Easily the best book of Franzen’s that I’ve read. As Becca Rothfeld points out, he has ditched the “systems novel” structure of his previous books and has instead laser-focused on what he does best: chronicling the disintegration of Midwestern families, reaching something universal through very particular lives. It’s not as if the “systems” are completely gone either: Russ’s concern for social justice, his service ministry to an Black church in inner-city Chicago and his longstanding relationship with the Navajos in Arizona, has Franzen venturing deftly into racial politics. But they are definitively backgrounded in the saga of the Hildebrandts.

This shift in focus results in a book shorn of satire, with a love for its characters that in previous books would have been occupied instead by smirking disdain. Franzen does not shirk away from describing how screwed up these people are---how pathetic Russ is in the throes of his libido, the depths of Perry’s addiction (crescendoed by a harrowing setpiece in the Navajo reservation), Marion’s curdled self-hatred (and subsequent escape from it, chain-smoking and all), Becky’s newfound religiosity covering her fundamental selfishness and self-righteousness, Clem’s hatred of his father’s weakness resulting in a vagabond existence. But the book is so animated by its characters’ obsessions and struggles with being good that it is hard not to fall for them and their very ordinary humanness. With that, Crossroads is a great success and an enormous pleasure to read.

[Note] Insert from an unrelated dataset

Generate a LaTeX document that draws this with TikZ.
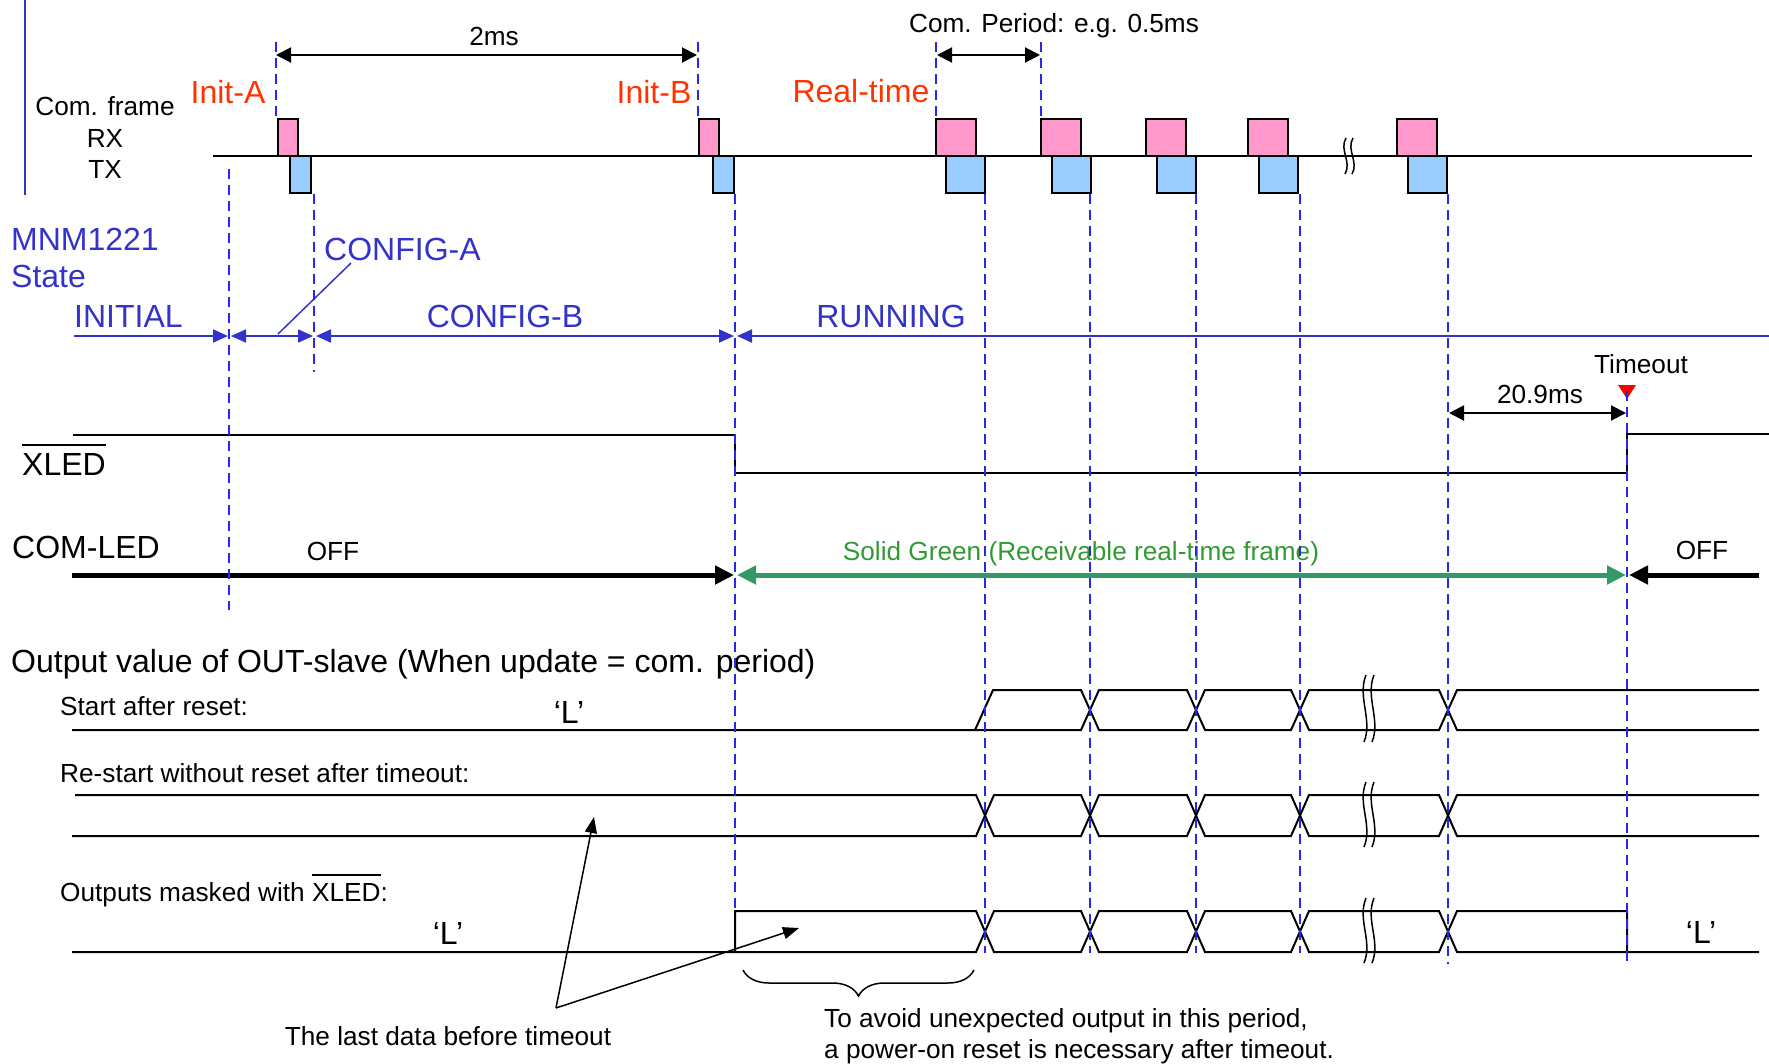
\documentclass[tikz,border=0pt]{standalone}
\usepackage{fontspec}
\setmainfont{Liberation Sans}
\usetikzlibrary{arrows.meta,decorations.pathreplacing}

\definecolor{redtxt}{RGB}{255,51,0}
\definecolor{stblue}{RGB}{51,51,204}
\definecolor{dashblue}{RGB}{40,40,230}
\definecolor{grntxt}{RGB}{51,153,51}
\definecolor{grnarr}{RGB}{51,153,102}
\definecolor{rxpink}{RGB}{255,153,204}
\definecolor{txblue}{RGB}{153,204,255}

\newcommand\ovl[1]{\vbox{\hrule height 1.8pt\kern 7pt\hbox{#1}}}

\tikzset{
  sttip/.tip={Triangle[length=15pt,width=13pt]},
  ledtip/.tip={Triangle[length=19pt,width=18pt]},
  dimtip/.tip={Triangle[length=15pt,width=15pt]},
  annotip/.tip={Triangle[length=16pt,width=12pt]},
  big/.style={font=\fontsize{32}{36}\selectfont, inner sep=0pt},
  small/.style={font=\fontsize{26.2}{30}\selectfont, inner sep=0pt},
  dline/.style={dashblue, line width=1.5pt, dash pattern=on 10pt off 6pt},
  sig/.style={black, line width=2pt, line join=miter},
  rx/.style={draw=black, line width=1.8pt, fill=rxpink},
  tx/.style={draw=black, line width=1.8pt, fill=txblue},
  dimarr/.style={black, line width=2pt, {dimtip}-{dimtip}},
  stline/.style={stblue, line width=2pt},
  brk/.style={black, line width=1.5pt},
}

\begin{document}
\begin{tikzpicture}[x=1pt,y=-1pt]
\useasboundingbox (0,0) rectangle (1769,1063);

% ---------- left vertical bar ----------
\draw[stblue, line width=2pt] (25,0) -- (25,195);

% ---------- communication frame line ----------
\coordinate (fl0) at (213,156);
\coordinate (fl1) at (1752,156);
\draw[sig] (fl0) -- (fl1);

% RX / TX boxes
\draw[rx] (278,119) rectangle (298,156);
\draw[tx] (290,156) rectangle (311,193);
\draw[rx] (699,119) rectangle (719,156);
\draw[tx] (713,156) rectangle (734,193);
\foreach \a/\b in {936/946,1041/1052,1146/1157,1248/1259,1397/1408}{
  \draw[rx] (\a,119) rectangle ++(40,37);
  \draw[tx] (\b,156) rectangle ++(39,37);
}
% break on frame line
\draw[brk] (1346,138) .. controls (1339,150) and (1352,162) .. (1345,174);
\draw[brk] (1353,138) .. controls (1346,150) and (1359,162) .. (1352,174);

% ---------- labels top ----------
\node[small, anchor=base] (comframe) at (105,115) {Com. frame};
\node[small, anchor=base] (rxl) at (105,147) {RX};
\node[small, anchor=base] (txl) at (105,178) {TX};
\node[big, anchor=base, text=redtxt] (inita) at (228,103) {Init-A};
\node[big, anchor=base, text=redtxt] (initb) at (654,103) {Init-B};
\node[big, anchor=base, text=redtxt] (realtime) at (861,102) {Real-time};
\node[small, anchor=base] (twoms) at (494,45) {2ms};
\node[small, anchor=base] (comper) at (1054,32) {Com. Period: e.g. 0.5ms};

% dimension arrows
\coordinate (t2a) at (276,55);
\coordinate (t2b) at (697,55);
\draw[dimarr] (t2a) -- (t2b);
\coordinate (cpa) at (937,55);
\coordinate (cpb) at (1040,55);
\draw[dimarr] (cpa) -- (cpb);

% ---------- state ----------
\node[big, anchor=base west, text=stblue] (mnm) at (11,250) {MNM1221};
\node[big, anchor=base west, text=stblue] (state) at (11,287) {State};
\node[big, anchor=base west, text=stblue] (cfga) at (324,260) {CONFIG-A};
\node[big, anchor=base west, text=stblue] (initial) at (74,327) {INITIAL};
\node[big, anchor=base, text=stblue] (cfgb) at (505,327) {CONFIG-B};
\node[big, anchor=base, text=stblue] (running) at (891,327) {RUNNING};

\coordinate (s0) at (74,336);
\coordinate (s1) at (228,336);
\coordinate (s1b) at (231,336);
\coordinate (s2) at (313,336);
\coordinate (s2b) at (316,336);
\coordinate (s3) at (734,336);
\coordinate (s3b) at (737,336);
\coordinate (s4) at (1769,336);
\draw[stline, -{sttip}] (s0) -- (s1);
\draw[stline, {sttip}-{sttip}] (s1b) -- (s2);
\draw[stline, {sttip}-{sttip}] (s2b) -- (s3);
\draw[stline, {sttip}-] (s3b) -- (s4);
\coordinate (lead0) at (278,334);
\coordinate (lead1) at (351,263);
\draw[stblue, line width=1.5pt] (lead0) -- (lead1);

% ---------- timeout ----------
\node[small, anchor=base] (timeout) at (1641,373) {Timeout};
\fill[red] (1618,385) -- (1636,385) -- (1627,399) -- cycle;
\node[small, anchor=base] (t209) at (1540,403) {20.9ms};
\coordinate (ta) at (1449,413);
\coordinate (tb) at (1626,413);
\draw[dimarr] (ta) -- (tb);

% ---------- XLED ----------
\node[big, anchor=base west] (xled) at (22,475) {\ovl{XLED}};
\draw[sig] (73,435) -- (735,435) -- (735,473) -- (1627,473) -- (1627,434) -- (1769,434);

% ---------- COM-LED ----------
\node[big, anchor=base west] (comled) at (12,558) {COM-LED};
\node[small, anchor=base] (offl) at (333,560) {OFF};
\node[small, anchor=base] (offr) at (1702,559) {OFF};
\node[small, anchor=base, text=grntxt] (solid) at (1081,560) {Solid Green (Receivable real-time frame)};
\coordinate (l0) at (72,575);
\coordinate (l1) at (734,575);
\coordinate (l2) at (737,575);
\coordinate (l3) at (1626,575);
\coordinate (l4) at (1629,575);
\coordinate (l5) at (1759,575);
\draw[line width=5pt, -{ledtip}] (l0) -- (l1);
\draw[grnarr, line width=5pt, {ledtip}-{ledtip}] (l2) -- (l3);
\draw[line width=5pt, -{ledtip}] (l5) -- (l4);

% ---------- outputs ----------
\node[big, anchor=base west] (title) at (11,672) {Output value of OUT-slave (When update = com. period)};
\node[small, anchor=base west] (r1l) at (60,715) {Start after reset:};
\node[big, anchor=base] (r1L) at (569,723) {‘L’};
\node[small, anchor=base west] (r2l) at (60,782) {Re-start without reset after timeout:};
\node[small, anchor=base west] (r3l) at (60,901) {Outputs masked with \ovl{XLED}:};
\node[big, anchor=base] (r3L) at (448,944) {‘L’};
\node[big, anchor=base] (r3R) at (1701,943) {‘L’};

% row 1
\draw[sig] (72,730) -- (1081,730) -- (1099,690) -- (1187,690) -- (1205,730) -- (1291,730) -- (1309,690) -- (1439,690) -- (1457,730) -- (1759,730);
\draw[sig] (975,730) -- (993,690) -- (1081,690) -- (1099,730) -- (1187,730) -- (1205,690) -- (1291,690) -- (1309,730) -- (1439,730) -- (1457,690) -- (1759,690);
% row 2
\draw[sig] (75,795) -- (976,795) -- (994,836) -- (1081,836) -- (1099,795) -- (1187,795) -- (1205,836) -- (1291,836) -- (1309,795) -- (1439,795) -- (1457,836) -- (1759,836);
\draw[sig] (72,836) -- (976,836) -- (994,795) -- (1081,795) -- (1099,836) -- (1187,836) -- (1205,795) -- (1291,795) -- (1309,836) -- (1439,836) -- (1457,795) -- (1759,795);
% row 3
\draw[sig] (72,952) -- (976,952) -- (994,911) -- (1081,911) -- (1099,952) -- (1187,952) -- (1205,911) -- (1291,911) -- (1309,952) -- (1439,952) -- (1457,911) -- (1627,911) -- (1627,952);
\draw[sig] (735,952) -- (735,911) -- (976,911) -- (994,952) -- (1081,952) -- (1099,911) -- (1187,911) -- (1205,952) -- (1291,952) -- (1309,911) -- (1439,911) -- (1457,952) -- (1759,952);

% breaks
\foreach \ya/\yb in {675/742,782/847,898/963}{
  \draw[brk] (1366,\ya) .. controls (1357,{\ya+22}) and (1373,{\yb-22}) .. (1364,\yb);
  \draw[brk] (1374,\ya) .. controls (1365,{\ya+22}) and (1381,{\yb-22}) .. (1372,\yb);
}

% annotation arrows
\node[small, anchor=base] (lastdata) at (448,1045) {The last data before timeout};
\coordinate (v) at (556,1008);
\coordinate (va) at (594,817);
\coordinate (vb) at (799,928);
\draw[line width=1.5pt, -{annotip}] (v) -- (va);
\draw[line width=1.5pt, -{annotip}] (v) -- (vb);

% brace
\coordinate (bra) at (743,970);
\coordinate (brb) at (974,970);
\draw[line width=1.5pt, decorate, decoration={brace, mirror, amplitude=26pt}] (bra) -- (brb);
\node[small, anchor=base west] (note1) at (824,1027) {To avoid unexpected output in this period,};
\node[small, anchor=base west] (note2) at (824,1058) {a power-on reset is necessary after timeout.};

% ---------- dashed guide lines ----------
\draw[dline] (229,169) -- (229,610);
\draw[dline] (314,194) -- (314,372);
\draw[dline] (735,194) -- (735,910);
\draw[dline] (276,42) -- (276,118);
\draw[dline] (698,42) -- (698,118);
\draw[dline] (936,42) -- (936,118);
\draw[dline] (1041,42) -- (1041,118);
\foreach \x in {985,1090,1196,1300}{
  \draw[dline] (\x,194) -- (\x,953);
}
\draw[dline] (1448,194) -- (1448,964);
\draw[dline] (1627,391) -- (1627,964);
\end{tikzpicture}
\end{document}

Maggie Doherty puts forth the idea that Franzen gives a a partial solution to the central question in the book: to be good requires connection with the physical and a retreat from the obsession with the question itself. This she thinks is evidenced by Russ’s experience with the Navajos and Clem’s experience with the Peruvians, both of whom are too taxed with the daily physical struggles of life to ask themselves if they are being good; as well as Russ and Marion’s reconciliation by having sex. Doherty thinks this is a cop-out; I don’t think Franzen meant it to be a “solution” at all. Can’t it simply be another way that these characters cope? It’s not as if Russ or Clem really experienced a sort of spiritual awakening being strangers in strange lands---if anything Russ experienced a sexual awakening in the reservation, while Clem returns to New Prospect shorn of his moral absolutism but still in thrall with incestuous feeling for Becky. And Russ and Marion’s reconciliation through sex is really about Marion overcoming her self-hatred more than anything. I think Doherty is doing Franzen a disservice to say that he is posing any kind of solution: as she notes, he takes as his task as a writer to depict “mystery through manners,” in Flannery O’Connor’s rendition. Mystery by its nature precludes any sort of pat solution.